==== Information shown ====
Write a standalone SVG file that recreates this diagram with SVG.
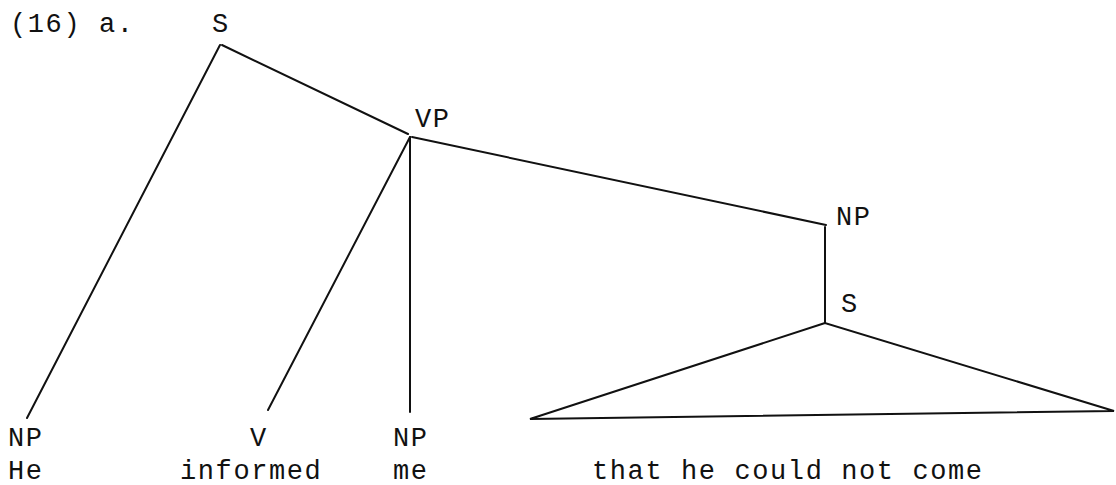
<svg xmlns="http://www.w3.org/2000/svg" width="1116" height="485" viewBox="0 0 1116 485">
<style>
text{font-family:"Liberation Mono","Courier New",monospace;font-size:27px;fill:#111;letter-spacing:1.6px}
.e{stroke:#111;stroke-width:2;fill:none;stroke-linecap:round}
</style>
<rect width="1116" height="485" fill="#fff"/>
<text x="10" y="32">(16) a.</text>
<g id="n-S"><text x="212" y="32">S</text></g>
<g id="n-VP"><text x="415" y="127">VP</text></g>
<g id="n-NP2"><text x="836" y="225">NP</text></g>
<g id="n-S2"><text x="841" y="312">S</text></g>
<g id="n-NP-he"><text x="8" y="446">NP</text><text x="8" y="479">He</text></g>
<g id="n-V"><text x="250" y="446">V</text><text x="180" y="479">informed</text></g>
<g id="n-NP-me"><text x="393" y="446">NP</text><text x="393" y="479">me</text></g>
<g id="n-clause"><text x="592" y="479">that he could not come</text></g>
<g id="edges">
<line class="e" x1="220" y1="45" x2="27" y2="418"/>
<line class="e" x1="222" y1="45" x2="408" y2="134"/>
<line class="e" x1="410" y1="137" x2="268" y2="410"/>
<line class="e" x1="410" y1="137" x2="410" y2="412"/>
<line class="e" x1="412" y1="137" x2="826" y2="225"/>
<line class="e" x1="825" y1="227" x2="825" y2="323"/>
<polygon class="e" points="825,323 530,419 1114,411"/>
</g>
</svg>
====
> Brief: Copy out the data above exactly, except the pictures.

> Response to the task:
Write a standalone SVG file that recreates this diagram with SVG.
<svg xmlns="http://www.w3.org/2000/svg" width="1116" height="485" viewBox="0 0 1116 485">
<style>
text{font-family:"Liberation Mono","Courier New",monospace;font-size:27px;fill:#111;letter-spacing:1.6px}
.e{stroke:#111;stroke-width:2;fill:none;stroke-linecap:round}
</style>
<rect width="1116" height="485" fill="#fff"/>
<text x="10" y="32">(16) a.</text>
<g id="n-S"><text x="212" y="32">S</text></g>
<g id="n-VP"><text x="415" y="127">VP</text></g>
<g id="n-NP2"><text x="836" y="225">NP</text></g>
<g id="n-S2"><text x="841" y="312">S</text></g>
<g id="n-NP-he"><text x="8" y="446">NP</text><text x="8" y="479">He</text></g>
<g id="n-V"><text x="250" y="446">V</text><text x="180" y="479">informed</text></g>
<g id="n-NP-me"><text x="393" y="446">NP</text><text x="393" y="479">me</text></g>
<g id="n-clause"><text x="592" y="479">that he could not come</text></g>
<g id="edges">
<line class="e" x1="220" y1="45" x2="27" y2="418"/>
<line class="e" x1="222" y1="45" x2="408" y2="134"/>
<line class="e" x1="410" y1="137" x2="268" y2="410"/>
<line class="e" x1="410" y1="137" x2="410" y2="412"/>
<line class="e" x1="412" y1="137" x2="826" y2="225"/>
<line class="e" x1="825" y1="227" x2="825" y2="323"/>
<polygon class="e" points="825,323 530,419 1114,411"/>
</g>
</svg>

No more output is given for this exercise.